**WHAT IS NEEDED:** Only one portion of the data is to be written out: from the line bearing "Write the Plotly code for this chart." through the line bearing "import plotly.graph_objects as go". Write it exactly as it appears.

**DATASET ENTRIES:**
▬▬▬
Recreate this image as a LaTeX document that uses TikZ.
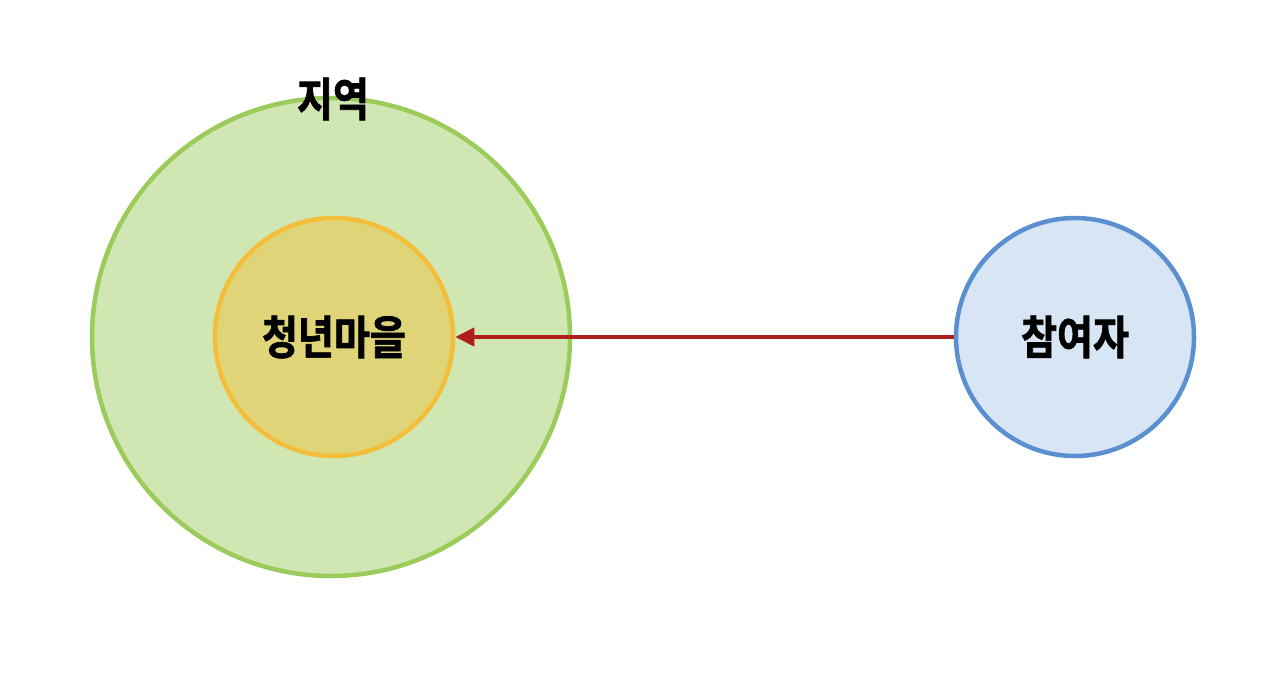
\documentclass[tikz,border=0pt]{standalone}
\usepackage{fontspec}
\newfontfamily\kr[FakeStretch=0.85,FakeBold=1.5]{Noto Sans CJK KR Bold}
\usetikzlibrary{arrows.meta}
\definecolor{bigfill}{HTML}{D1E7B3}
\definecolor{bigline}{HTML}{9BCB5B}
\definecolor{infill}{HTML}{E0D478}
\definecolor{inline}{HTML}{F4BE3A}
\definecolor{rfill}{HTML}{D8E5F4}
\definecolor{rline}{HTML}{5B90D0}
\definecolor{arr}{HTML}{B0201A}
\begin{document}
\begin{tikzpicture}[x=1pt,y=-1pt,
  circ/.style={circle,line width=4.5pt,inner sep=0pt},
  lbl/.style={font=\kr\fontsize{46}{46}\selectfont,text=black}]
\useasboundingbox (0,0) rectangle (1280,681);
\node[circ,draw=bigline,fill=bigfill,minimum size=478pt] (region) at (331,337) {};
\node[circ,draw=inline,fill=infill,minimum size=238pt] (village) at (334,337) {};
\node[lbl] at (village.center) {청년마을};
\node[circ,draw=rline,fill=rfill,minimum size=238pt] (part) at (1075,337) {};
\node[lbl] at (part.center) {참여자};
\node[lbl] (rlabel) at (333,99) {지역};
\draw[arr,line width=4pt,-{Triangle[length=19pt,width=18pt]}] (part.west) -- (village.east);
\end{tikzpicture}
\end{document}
▬▬▬
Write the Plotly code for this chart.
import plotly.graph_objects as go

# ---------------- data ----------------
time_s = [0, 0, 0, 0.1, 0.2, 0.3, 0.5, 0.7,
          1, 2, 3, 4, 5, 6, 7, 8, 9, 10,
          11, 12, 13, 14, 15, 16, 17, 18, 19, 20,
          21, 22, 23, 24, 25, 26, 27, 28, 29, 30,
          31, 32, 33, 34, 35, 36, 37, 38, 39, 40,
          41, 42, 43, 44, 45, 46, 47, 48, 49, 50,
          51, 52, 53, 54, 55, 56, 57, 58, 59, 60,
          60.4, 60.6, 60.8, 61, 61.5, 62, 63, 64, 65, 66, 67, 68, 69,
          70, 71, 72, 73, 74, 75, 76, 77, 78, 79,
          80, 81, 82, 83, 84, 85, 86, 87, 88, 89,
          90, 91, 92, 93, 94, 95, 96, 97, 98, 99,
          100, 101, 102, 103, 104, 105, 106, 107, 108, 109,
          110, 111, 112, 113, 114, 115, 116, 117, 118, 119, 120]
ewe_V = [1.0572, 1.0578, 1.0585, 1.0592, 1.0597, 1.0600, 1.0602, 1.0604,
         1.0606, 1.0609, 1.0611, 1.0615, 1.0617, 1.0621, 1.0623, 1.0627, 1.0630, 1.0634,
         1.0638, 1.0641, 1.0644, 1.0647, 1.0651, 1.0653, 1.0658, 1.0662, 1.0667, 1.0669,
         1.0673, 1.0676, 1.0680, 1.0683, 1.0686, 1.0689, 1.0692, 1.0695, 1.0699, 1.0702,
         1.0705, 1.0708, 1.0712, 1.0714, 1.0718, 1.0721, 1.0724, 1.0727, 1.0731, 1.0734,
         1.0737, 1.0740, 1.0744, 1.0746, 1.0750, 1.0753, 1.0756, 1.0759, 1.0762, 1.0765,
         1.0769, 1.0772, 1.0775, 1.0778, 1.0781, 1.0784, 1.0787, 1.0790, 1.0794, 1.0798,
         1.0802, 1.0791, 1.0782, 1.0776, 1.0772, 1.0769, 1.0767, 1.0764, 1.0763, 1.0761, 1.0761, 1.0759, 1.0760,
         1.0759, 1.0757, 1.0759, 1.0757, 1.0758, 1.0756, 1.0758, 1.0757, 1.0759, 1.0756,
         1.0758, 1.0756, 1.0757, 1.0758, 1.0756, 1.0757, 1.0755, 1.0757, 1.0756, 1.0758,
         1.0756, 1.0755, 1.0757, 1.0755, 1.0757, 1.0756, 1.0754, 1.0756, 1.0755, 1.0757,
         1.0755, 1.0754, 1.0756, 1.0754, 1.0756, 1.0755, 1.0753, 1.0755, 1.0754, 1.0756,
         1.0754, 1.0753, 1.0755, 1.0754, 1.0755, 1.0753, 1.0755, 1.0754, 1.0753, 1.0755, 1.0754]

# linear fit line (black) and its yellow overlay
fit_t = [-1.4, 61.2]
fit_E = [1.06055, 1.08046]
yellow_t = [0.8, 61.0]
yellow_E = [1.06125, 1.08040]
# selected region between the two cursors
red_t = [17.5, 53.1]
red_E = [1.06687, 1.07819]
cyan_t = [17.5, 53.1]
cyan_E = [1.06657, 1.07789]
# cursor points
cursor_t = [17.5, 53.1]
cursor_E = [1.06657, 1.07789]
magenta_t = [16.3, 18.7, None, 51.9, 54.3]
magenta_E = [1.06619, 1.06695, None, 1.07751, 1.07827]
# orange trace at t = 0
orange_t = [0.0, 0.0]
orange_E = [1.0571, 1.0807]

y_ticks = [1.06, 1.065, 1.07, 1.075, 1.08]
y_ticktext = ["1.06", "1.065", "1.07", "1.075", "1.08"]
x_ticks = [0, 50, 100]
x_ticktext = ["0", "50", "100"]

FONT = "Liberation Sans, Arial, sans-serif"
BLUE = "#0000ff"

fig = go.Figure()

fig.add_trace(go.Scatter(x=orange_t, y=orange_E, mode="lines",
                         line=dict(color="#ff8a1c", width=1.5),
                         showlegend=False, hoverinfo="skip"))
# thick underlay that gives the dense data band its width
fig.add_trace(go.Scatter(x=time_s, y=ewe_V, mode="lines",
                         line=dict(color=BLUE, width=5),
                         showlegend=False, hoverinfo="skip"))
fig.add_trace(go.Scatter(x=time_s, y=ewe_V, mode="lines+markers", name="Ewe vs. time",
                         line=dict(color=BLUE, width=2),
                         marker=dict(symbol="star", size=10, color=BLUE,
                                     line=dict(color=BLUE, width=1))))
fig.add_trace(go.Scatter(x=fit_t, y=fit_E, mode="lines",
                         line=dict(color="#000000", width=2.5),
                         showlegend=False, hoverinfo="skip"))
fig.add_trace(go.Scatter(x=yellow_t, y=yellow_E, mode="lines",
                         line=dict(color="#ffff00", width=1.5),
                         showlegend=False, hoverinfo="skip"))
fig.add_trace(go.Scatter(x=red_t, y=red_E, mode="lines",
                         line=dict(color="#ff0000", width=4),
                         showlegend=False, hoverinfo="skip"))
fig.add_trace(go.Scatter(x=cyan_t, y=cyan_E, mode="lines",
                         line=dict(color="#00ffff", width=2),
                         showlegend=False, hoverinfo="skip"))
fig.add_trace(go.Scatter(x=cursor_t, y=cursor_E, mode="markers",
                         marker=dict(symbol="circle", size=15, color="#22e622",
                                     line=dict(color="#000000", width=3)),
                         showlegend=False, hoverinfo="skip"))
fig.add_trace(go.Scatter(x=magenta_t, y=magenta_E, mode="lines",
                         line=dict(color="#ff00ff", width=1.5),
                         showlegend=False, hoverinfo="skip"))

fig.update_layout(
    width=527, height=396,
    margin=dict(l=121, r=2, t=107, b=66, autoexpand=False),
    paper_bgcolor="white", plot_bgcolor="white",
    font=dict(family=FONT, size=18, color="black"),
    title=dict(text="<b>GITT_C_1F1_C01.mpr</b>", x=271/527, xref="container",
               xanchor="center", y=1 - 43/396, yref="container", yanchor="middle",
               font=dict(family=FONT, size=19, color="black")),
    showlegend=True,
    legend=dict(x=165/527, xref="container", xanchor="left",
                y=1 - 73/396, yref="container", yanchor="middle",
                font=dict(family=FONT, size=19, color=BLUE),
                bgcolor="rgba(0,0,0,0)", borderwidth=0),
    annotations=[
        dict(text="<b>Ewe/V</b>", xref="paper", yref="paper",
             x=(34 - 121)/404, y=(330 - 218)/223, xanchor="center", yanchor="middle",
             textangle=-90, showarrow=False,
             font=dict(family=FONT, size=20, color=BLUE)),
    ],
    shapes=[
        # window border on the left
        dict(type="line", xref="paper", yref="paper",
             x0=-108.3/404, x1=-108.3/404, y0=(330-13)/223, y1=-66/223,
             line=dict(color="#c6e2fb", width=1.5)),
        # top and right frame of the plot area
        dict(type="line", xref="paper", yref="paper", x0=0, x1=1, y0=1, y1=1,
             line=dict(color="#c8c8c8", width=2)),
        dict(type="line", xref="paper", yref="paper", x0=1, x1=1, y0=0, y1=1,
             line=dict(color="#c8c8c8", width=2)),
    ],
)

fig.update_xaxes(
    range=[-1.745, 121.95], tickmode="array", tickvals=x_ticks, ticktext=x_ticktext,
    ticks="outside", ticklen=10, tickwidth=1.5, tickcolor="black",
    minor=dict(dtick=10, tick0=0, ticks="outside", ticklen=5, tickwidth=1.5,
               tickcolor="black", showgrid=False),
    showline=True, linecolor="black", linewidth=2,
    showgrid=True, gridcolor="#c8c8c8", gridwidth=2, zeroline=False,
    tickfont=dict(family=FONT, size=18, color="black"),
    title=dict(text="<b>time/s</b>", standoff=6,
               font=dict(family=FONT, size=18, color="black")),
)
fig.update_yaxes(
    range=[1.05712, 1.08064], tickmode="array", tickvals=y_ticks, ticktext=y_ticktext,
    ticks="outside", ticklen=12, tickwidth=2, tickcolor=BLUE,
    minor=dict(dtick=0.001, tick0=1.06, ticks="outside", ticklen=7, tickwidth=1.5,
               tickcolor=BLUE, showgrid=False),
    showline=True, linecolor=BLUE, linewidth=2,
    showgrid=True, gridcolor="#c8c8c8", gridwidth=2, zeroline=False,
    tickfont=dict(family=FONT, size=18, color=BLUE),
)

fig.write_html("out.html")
▬▬▬
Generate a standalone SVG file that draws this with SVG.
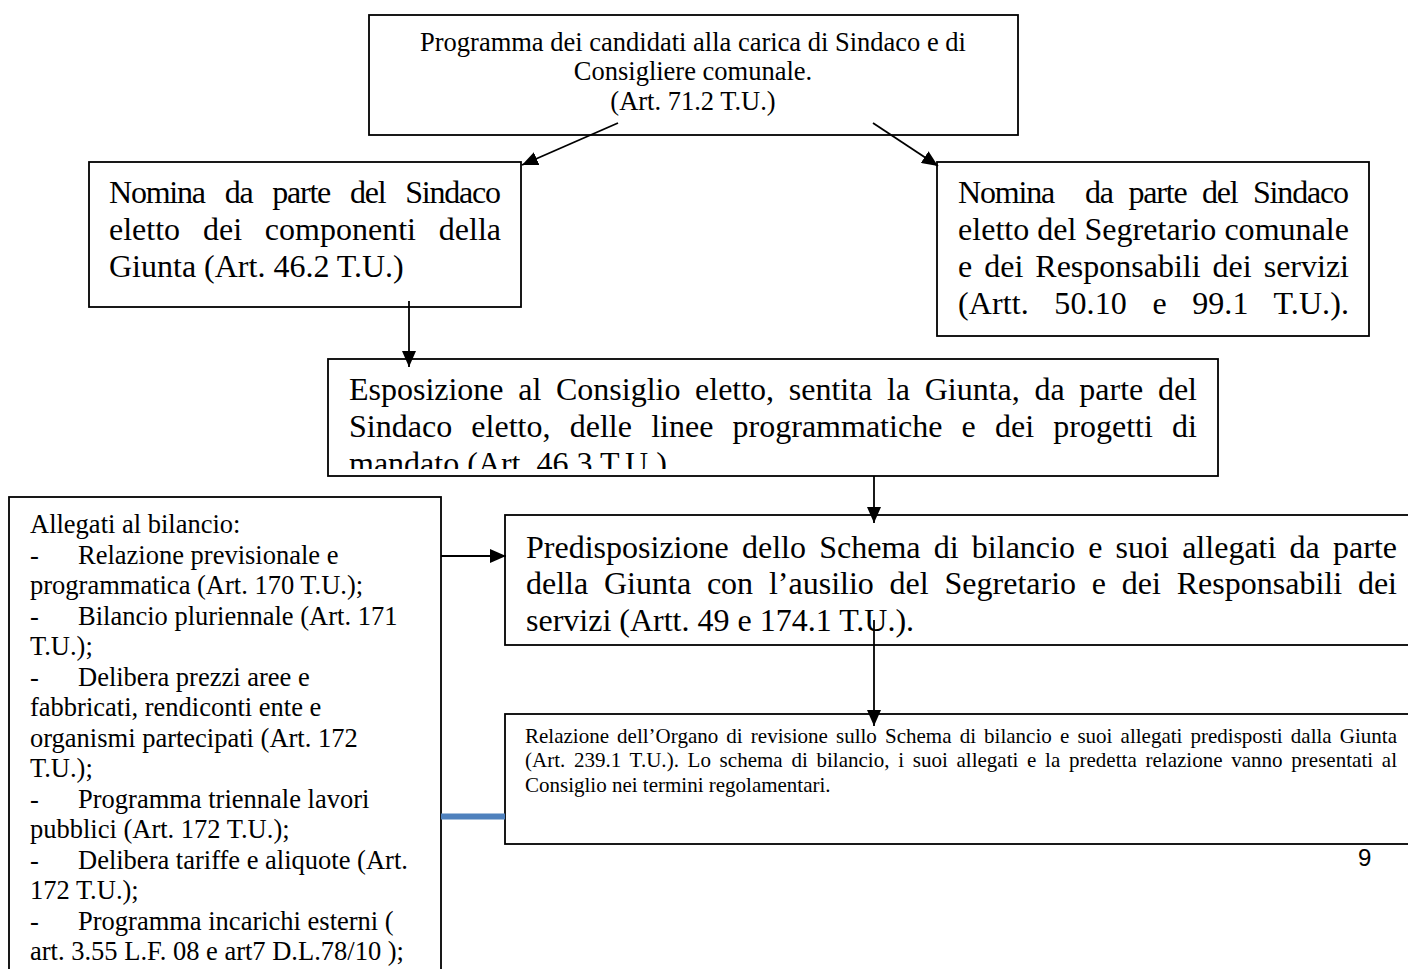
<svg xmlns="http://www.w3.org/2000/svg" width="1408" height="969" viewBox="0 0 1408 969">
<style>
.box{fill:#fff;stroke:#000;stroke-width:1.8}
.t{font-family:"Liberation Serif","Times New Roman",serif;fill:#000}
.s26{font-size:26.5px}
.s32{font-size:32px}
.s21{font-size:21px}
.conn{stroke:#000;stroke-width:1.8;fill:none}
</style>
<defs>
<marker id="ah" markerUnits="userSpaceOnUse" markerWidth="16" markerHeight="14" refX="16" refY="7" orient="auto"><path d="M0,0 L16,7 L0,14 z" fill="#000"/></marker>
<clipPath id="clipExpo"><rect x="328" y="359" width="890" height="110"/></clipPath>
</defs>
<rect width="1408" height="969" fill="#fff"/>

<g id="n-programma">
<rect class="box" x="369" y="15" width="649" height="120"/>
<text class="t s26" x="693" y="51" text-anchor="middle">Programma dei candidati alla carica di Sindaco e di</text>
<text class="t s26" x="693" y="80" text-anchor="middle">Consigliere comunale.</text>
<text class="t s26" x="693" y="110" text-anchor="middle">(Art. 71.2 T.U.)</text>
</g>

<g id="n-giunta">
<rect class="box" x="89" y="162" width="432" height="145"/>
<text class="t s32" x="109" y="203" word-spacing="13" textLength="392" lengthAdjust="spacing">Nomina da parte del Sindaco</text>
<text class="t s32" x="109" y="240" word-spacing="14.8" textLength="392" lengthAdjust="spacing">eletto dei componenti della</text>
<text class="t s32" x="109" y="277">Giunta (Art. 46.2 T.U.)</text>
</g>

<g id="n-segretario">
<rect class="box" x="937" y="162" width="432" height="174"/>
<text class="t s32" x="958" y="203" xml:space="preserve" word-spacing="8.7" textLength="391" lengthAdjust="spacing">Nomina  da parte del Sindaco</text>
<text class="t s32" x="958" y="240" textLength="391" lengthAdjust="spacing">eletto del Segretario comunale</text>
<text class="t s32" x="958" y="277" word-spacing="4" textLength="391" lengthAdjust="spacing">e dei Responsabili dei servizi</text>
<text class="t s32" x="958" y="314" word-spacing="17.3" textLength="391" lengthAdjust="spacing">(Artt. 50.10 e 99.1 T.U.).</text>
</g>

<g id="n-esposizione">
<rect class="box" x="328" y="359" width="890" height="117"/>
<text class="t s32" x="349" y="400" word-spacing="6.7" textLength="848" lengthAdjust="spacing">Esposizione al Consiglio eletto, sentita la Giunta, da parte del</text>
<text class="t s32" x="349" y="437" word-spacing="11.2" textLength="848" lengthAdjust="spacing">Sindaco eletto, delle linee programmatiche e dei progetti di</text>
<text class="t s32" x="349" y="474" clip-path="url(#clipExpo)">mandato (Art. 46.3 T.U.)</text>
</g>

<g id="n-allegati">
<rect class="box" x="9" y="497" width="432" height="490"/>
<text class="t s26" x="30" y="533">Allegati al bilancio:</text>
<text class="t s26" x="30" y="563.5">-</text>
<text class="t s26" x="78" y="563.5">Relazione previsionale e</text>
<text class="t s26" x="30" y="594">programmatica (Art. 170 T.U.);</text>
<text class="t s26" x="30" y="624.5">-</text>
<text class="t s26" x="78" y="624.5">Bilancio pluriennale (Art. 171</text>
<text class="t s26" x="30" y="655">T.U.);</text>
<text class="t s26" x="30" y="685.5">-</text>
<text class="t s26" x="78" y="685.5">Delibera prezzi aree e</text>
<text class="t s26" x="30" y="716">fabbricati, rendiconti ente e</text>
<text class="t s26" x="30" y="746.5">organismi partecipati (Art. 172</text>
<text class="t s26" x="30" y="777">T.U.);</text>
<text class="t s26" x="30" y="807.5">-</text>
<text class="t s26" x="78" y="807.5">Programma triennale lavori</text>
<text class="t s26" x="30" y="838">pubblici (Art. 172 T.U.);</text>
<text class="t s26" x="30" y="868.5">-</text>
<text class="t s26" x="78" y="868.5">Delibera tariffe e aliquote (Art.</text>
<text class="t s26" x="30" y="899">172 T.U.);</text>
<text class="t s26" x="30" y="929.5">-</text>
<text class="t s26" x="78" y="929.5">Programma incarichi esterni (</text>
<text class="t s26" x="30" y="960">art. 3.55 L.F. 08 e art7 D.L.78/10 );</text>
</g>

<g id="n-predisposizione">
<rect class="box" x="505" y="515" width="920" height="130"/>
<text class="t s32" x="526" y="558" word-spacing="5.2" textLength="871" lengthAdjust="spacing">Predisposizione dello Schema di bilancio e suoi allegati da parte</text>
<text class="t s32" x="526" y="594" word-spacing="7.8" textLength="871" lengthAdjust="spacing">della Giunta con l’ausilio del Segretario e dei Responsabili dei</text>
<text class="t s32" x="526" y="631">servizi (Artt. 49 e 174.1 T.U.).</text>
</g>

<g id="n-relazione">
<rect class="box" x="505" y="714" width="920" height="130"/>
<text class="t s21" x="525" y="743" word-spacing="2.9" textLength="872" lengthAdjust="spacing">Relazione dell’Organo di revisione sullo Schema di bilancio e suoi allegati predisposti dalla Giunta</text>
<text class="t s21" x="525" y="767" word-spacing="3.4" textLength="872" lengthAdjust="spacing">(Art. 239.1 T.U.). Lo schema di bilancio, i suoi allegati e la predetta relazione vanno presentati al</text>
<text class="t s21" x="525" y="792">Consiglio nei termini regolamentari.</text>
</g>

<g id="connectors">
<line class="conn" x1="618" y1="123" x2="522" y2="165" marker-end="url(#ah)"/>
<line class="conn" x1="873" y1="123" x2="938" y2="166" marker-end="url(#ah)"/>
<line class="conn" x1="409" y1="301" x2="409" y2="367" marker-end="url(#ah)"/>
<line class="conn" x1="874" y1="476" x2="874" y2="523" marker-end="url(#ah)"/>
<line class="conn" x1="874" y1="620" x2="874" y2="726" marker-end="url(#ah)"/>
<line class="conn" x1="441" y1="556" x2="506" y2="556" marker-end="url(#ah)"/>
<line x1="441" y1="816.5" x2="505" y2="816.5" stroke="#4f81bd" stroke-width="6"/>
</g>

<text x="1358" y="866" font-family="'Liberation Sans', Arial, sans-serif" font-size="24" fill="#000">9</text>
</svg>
▬▬▬
**RESPONSE:**
Write the Plotly code for this chart.
import plotly.graph_objects as go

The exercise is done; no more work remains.